*GIVEN INSTRUCTION*
Print nothing but the lines from the start of the listing below through the line that contains "32.1, 32.0, 32.0]". Do not include the pictures.

------------------------------------

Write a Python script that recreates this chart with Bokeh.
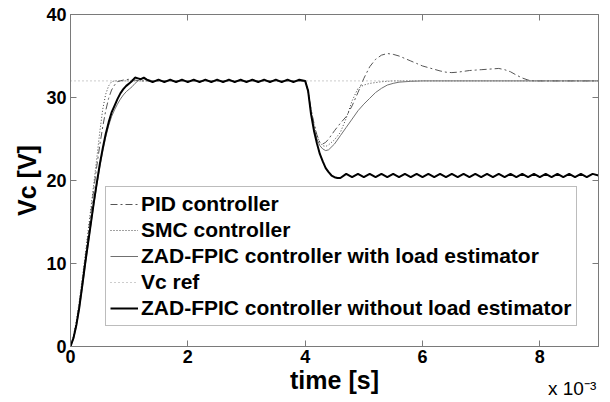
from bokeh.plotting import figure
from bokeh.models import Range1d, LinearAxis, Legend, LegendItem, FixedTicker
from bokeh.embed import file_html
from bokeh.resources import INLINE

# ---------------- data (time in units of 1e-3 s, voltage in V) ----------------
x_ticks = [0, 2, 4, 6, 8]
y_ticks = [0, 10, 20, 30, 40]

ref_t = [0.0, 9.0]
ref_v = [32.0, 32.0]

pid_t = [0.0, 0.05, 0.1, 0.15, 0.2, 0.25, 0.3, 0.35, 0.4, 0.45, 0.5, 0.55, 0.6, 0.65, 0.7, 0.75,
         0.8, 0.9, 1.0, 1.1, 1.2, 4.0, 4.05, 4.1, 4.15, 4.2, 4.25, 4.3, 4.35, 4.4, 4.5, 4.6, 4.7,
         4.8, 4.9, 5.0, 5.1, 5.2, 5.3, 5.4, 5.5, 5.6, 5.7, 5.8, 5.9, 6.0, 6.1, 6.2, 6.3, 6.4,
         6.5, 6.6, 6.7, 6.8, 6.9, 7.0, 7.1, 7.2, 7.3, 7.4, 7.5, 7.6, 7.7, 7.8, 7.9, 9.0]
pid_v = [0.0, 1.1, 2.8, 5.1, 7.8, 10.6, 13.5, 16.3, 19.1, 21.8, 24.3, 26.5, 28.4, 29.9, 30.9, 31.5,
         31.9, 32.1, 32.2, 32.1, 32.0, 32.0, 30.8, 28.6, 26.9, 25.5, 24.6, 24.4, 24.6, 25.0, 26.0, 26.9, 27.7,
         29.0, 30.6, 32.3, 33.7, 34.6, 35.1, 35.3, 35.2, 35.0, 34.7, 34.4, 34.1, 33.8, 33.6, 33.4, 33.2, 33.05,
         33.0, 33.05, 33.15, 33.25, 33.3, 33.35, 33.4, 33.45, 33.5, 33.35, 33.1, 32.7, 32.35, 32.1, 32.0, 32.0]

smc_t = [0.0, 0.05, 0.1, 0.15, 0.2, 0.25, 0.3, 0.35, 0.4, 0.45, 0.5, 0.55, 0.6, 0.65, 0.7, 0.75,
         4.0, 4.05, 4.1, 4.15, 4.2, 4.25, 4.3, 4.35, 4.4, 4.5, 4.6, 4.7, 4.8, 4.9, 5.0, 5.1, 5.2,
         5.3, 5.5, 9.0]
smc_v = [0.0, 1.2, 3.1, 5.5, 8.2, 11.0, 13.9, 16.8, 19.8, 22.8, 25.9, 28.6, 30.4, 31.4, 31.9, 32.0,
         32.0, 30.8, 28.5, 26.8, 25.4, 24.6, 24.2, 24.1, 24.3, 24.9, 25.8, 27.5, 29.6, 31.1, 31.5, 31.7, 31.8,
         31.9, 32.0, 32.0]

zle_t = [0.0, 0.05, 0.1, 0.15, 0.2, 0.25, 0.3, 0.35, 0.4, 0.45, 0.5, 0.55, 0.6, 0.65, 0.7, 0.75,
         0.8, 0.85, 0.9, 0.95, 1.0, 1.05, 1.1, 1.15, 1.2, 1.3, 1.4, 4.0, 4.05, 4.1, 4.15, 4.2, 4.25,
         4.3, 4.35, 4.4, 4.5, 4.6, 4.7, 4.8, 4.9, 5.0, 5.1, 5.2, 5.3, 5.4, 5.5, 5.6, 5.8, 6.0, 9.0]
zle_v = [0.0, 0.9, 2.4, 4.5, 7.0, 9.7, 12.3, 14.8, 17.2, 19.5, 21.6, 23.5, 25.2, 26.6, 27.7, 28.5,
         29.2, 29.8, 30.3, 30.7, 31.0, 31.3, 31.7, 32.0, 32.3, 32.2, 32.0, 32.0, 30.8, 28.2, 26.3, 25.0, 24.2,
         23.8, 23.6, 23.7, 24.4, 25.4, 26.4, 27.4, 28.4, 29.2, 29.9, 30.6, 31.1, 31.5, 31.7, 31.85, 31.95, 32.0, 32.0]

zwo_t = [0.0, 0.05, 0.1, 0.15, 0.2, 0.25, 0.3, 0.35, 0.4, 0.45, 0.5, 0.55, 0.6, 0.65, 0.7, 0.75,
         0.8, 0.85, 0.9, 0.95, 1.0, 1.05, 1.1, 1.15, 1.2, 1.25,
         1.3, 1.4, 1.5, 1.6, 1.7, 1.8, 1.9, 2.0, 2.1, 2.2, 2.3, 2.4, 2.5, 2.6, 2.7, 2.8, 2.9,
         3.0, 3.1, 3.2, 3.3, 3.4, 3.5, 3.6, 3.7, 3.8, 3.9, 4.0,
         4.05, 4.1, 4.15, 4.2, 4.25, 4.3, 4.35, 4.4, 4.45, 4.5, 4.55, 4.6,
         4.7, 4.8, 4.9, 5.0, 5.1, 5.2, 5.3, 5.4, 5.5, 5.6, 5.7, 5.8, 5.9, 6.0, 6.1, 6.2, 6.3,
         6.4, 6.5, 6.6, 6.7, 6.8, 6.9, 7.0, 7.1, 7.2, 7.3, 7.4, 7.5, 7.6, 7.7, 7.8, 7.9, 8.0,
         8.1, 8.2, 8.3, 8.4, 8.5, 8.6, 8.7, 8.8, 8.9, 9.0]
zwo_v = [0.0, 1.0, 2.6, 4.7, 7.3, 10.0, 12.5, 15.0, 17.5, 19.8, 22.0, 23.9, 25.6, 27.0, 28.2, 29.0,
         29.8, 30.5, 31.0, 31.4, 31.7, 32.0, 32.4, 32.3, 32.2, 32.4,
         32.15, 31.85, 32.15, 31.85, 32.15, 31.85, 32.15, 31.85, 32.15, 31.85, 32.15, 31.85, 32.15, 31.85, 32.15, 31.85, 32.15,
         31.85, 32.15, 31.85, 32.15, 31.85, 32.15, 31.85, 32.15, 31.85, 32.15, 32.0,
         30.8, 28.0, 26.0, 24.5, 23.2, 22.3, 21.5, 21.0, 20.6, 20.4, 20.3, 20.3,
         20.8, 20.4, 20.8, 20.4, 20.8, 20.4, 20.8, 20.4, 20.8, 20.4, 20.8, 20.4, 20.8, 20.4, 20.8, 20.4, 20.8,
         20.4, 20.8, 20.4, 20.8, 20.4, 20.8, 20.4, 20.8, 20.4, 20.8, 20.4, 20.8, 20.4, 20.8, 20.4, 20.8, 20.4,
         20.8, 20.4, 20.8, 20.4, 20.8, 20.4, 20.8, 20.4, 20.8, 20.6]

labels = ["PID controller", "SMC controller", "ZAD-FPIC controller with load estimator",
          "Vc ref", "ZAD-FPIC controller without load estimator"]
exp_pos = [8.55]
exp_text = ["x 10\u207b\u00b3"]

FONT = "Liberation Sans"
AXC = "#7a7a7a"

p = figure(output_backend="svg", toolbar_location=None,
           frame_width=528, frame_height=332, width=608, height=400,
           min_border_left=70, min_border_right=10, min_border_top=14, min_border_bottom=54,
           x_range=Range1d(0, 9), y_range=Range1d(0, 40))
p.background_fill_color = "white"
p.border_fill_color = "white"
p.outline_line_color = AXC
p.xgrid.visible = False
p.ygrid.visible = False

r_pid = p.line(pid_t, pid_v, line_color="#555555", line_width=1, line_dash="7 3 2 3")
r_smc = p.line(smc_t, smc_v, line_color="#444444", line_width=1, line_dash="1 2")
r_zle = p.line(zle_t, zle_v, line_color="#707070", line_width=1)
r_ref = p.line(ref_t, ref_v, line_color="#9a9a9a", line_width=1, line_dash="1 3")
r_zwo = p.line(zwo_t, zwo_v, line_color="#000000", line_width=2)

def style_axis(ax, show_labels):
    ax.axis_line_color = AXC
    ax.major_tick_line_color = AXC
    ax.major_tick_in = 6
    ax.major_tick_out = 0
    ax.minor_tick_line_color = None
    ax.major_label_text_font = FONT
    ax.major_label_text_font_style = "bold"
    ax.major_label_text_font_size = "18px"
    ax.major_label_text_color = "black"
    if not show_labels:
        ax.major_label_text_font_size = "0px"
        ax.major_label_text_color = None
        ax.major_label_standoff = 0

p.xaxis.ticker = FixedTicker(ticks=x_ticks)
p.yaxis.ticker = FixedTicker(ticks=y_ticks)
for ax in p.xaxis + p.yaxis:
    style_axis(ax, True)
p.xaxis.major_label_standoff = 3
p.yaxis.major_label_standoff = 4

p.xaxis.axis_label = "time [s]"
p.yaxis.axis_label = "Vc [V]"
for ax in p.xaxis + p.yaxis:
    ax.axis_label_text_font = FONT
    ax.axis_label_text_font_style = "bold"
    ax.axis_label_text_font_size = "25px"
    ax.axis_label_text_color = "black"
p.xaxis.axis_label_standoff = 0
p.yaxis.axis_label_standoff = 2

top = LinearAxis(ticker=FixedTicker(ticks=x_ticks))
right = LinearAxis(ticker=FixedTicker(ticks=y_ticks))
style_axis(top, False)
style_axis(right, False)
p.add_layout(top, "above")
p.add_layout(right, "right")

# exponent note of the time axis: an extra (line-less, tick-less) axis below the main one,
# pulled up with a negative standoff so it sits beside the "time [s]" label
exp_axis = LinearAxis(ticker=FixedTicker(ticks=exp_pos),
                      major_label_overrides={exp_pos[0]: exp_text[0]})
exp_axis.axis_line_color = None
exp_axis.major_tick_line_color = None
exp_axis.minor_tick_line_color = None
exp_axis.major_tick_in = 0
exp_axis.major_tick_out = 0
exp_axis.major_label_standoff = -19
exp_axis.major_label_text_font = FONT
exp_axis.major_label_text_font_style = "normal"
exp_axis.major_label_text_font_size = "19px"
exp_axis.major_label_text_color = "black"
p.add_layout(exp_axis, "below")

legend = Legend(items=[LegendItem(label=l, renderers=[r]) for l, r in
                       zip(labels, [r_pid, r_smc, r_zle, r_ref, r_zwo])],
                location=(35, 20))
legend.label_text_font = FONT
legend.label_text_font_style = "bold"
legend.label_text_font_size = "21px"
legend.label_text_color = "black"
legend.label_height = 26
legend.glyph_height = 26
legend.glyph_width = 28
legend.label_standoff = 3
legend.spacing = 0
legend.padding = 4
legend.margin = 0
legend.border_line_color = AXC
legend.border_line_width = 1
legend.background_fill_color = "white"
legend.background_fill_alpha = 1.0
p.add_layout(legend, "center")

open("out.html", "w").write(file_html(p, INLINE))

------------------------------------

*RESPONSE TO THIS EXERCISE*
Write a Python script that recreates this chart with Bokeh.
from bokeh.plotting import figure
from bokeh.models import Range1d, LinearAxis, Legend, LegendItem, FixedTicker
from bokeh.embed import file_html
from bokeh.resources import INLINE

# ---------------- data (time in units of 1e-3 s, voltage in V) ----------------
x_ticks = [0, 2, 4, 6, 8]
y_ticks = [0, 10, 20, 30, 40]

ref_t = [0.0, 9.0]
ref_v = [32.0, 32.0]

pid_t = [0.0, 0.05, 0.1, 0.15, 0.2, 0.25, 0.3, 0.35, 0.4, 0.45, 0.5, 0.55, 0.6, 0.65, 0.7, 0.75,
         0.8, 0.9, 1.0, 1.1, 1.2, 4.0, 4.05, 4.1, 4.15, 4.2, 4.25, 4.3, 4.35, 4.4, 4.5, 4.6, 4.7,
         4.8, 4.9, 5.0, 5.1, 5.2, 5.3, 5.4, 5.5, 5.6, 5.7, 5.8, 5.9, 6.0, 6.1, 6.2, 6.3, 6.4,
         6.5, 6.6, 6.7, 6.8, 6.9, 7.0, 7.1, 7.2, 7.3, 7.4, 7.5, 7.6, 7.7, 7.8, 7.9, 9.0]
pid_v = [0.0, 1.1, 2.8, 5.1, 7.8, 10.6, 13.5, 16.3, 19.1, 21.8, 24.3, 26.5, 28.4, 29.9, 30.9, 31.5,
         31.9, 32.1, 32.2, 32.1, 32.0, 32.0, 30.8, 28.6, 26.9, 25.5, 24.6, 24.4, 24.6, 25.0, 26.0, 26.9, 27.7,
         29.0, 30.6, 32.3, 33.7, 34.6, 35.1, 35.3, 35.2, 35.0, 34.7, 34.4, 34.1, 33.8, 33.6, 33.4, 33.2, 33.05,
         33.0, 33.05, 33.15, 33.25, 33.3, 33.35, 33.4, 33.45, 33.5, 33.35, 33.1, 32.7, 32.35, 32.1, 32.0, 32.0]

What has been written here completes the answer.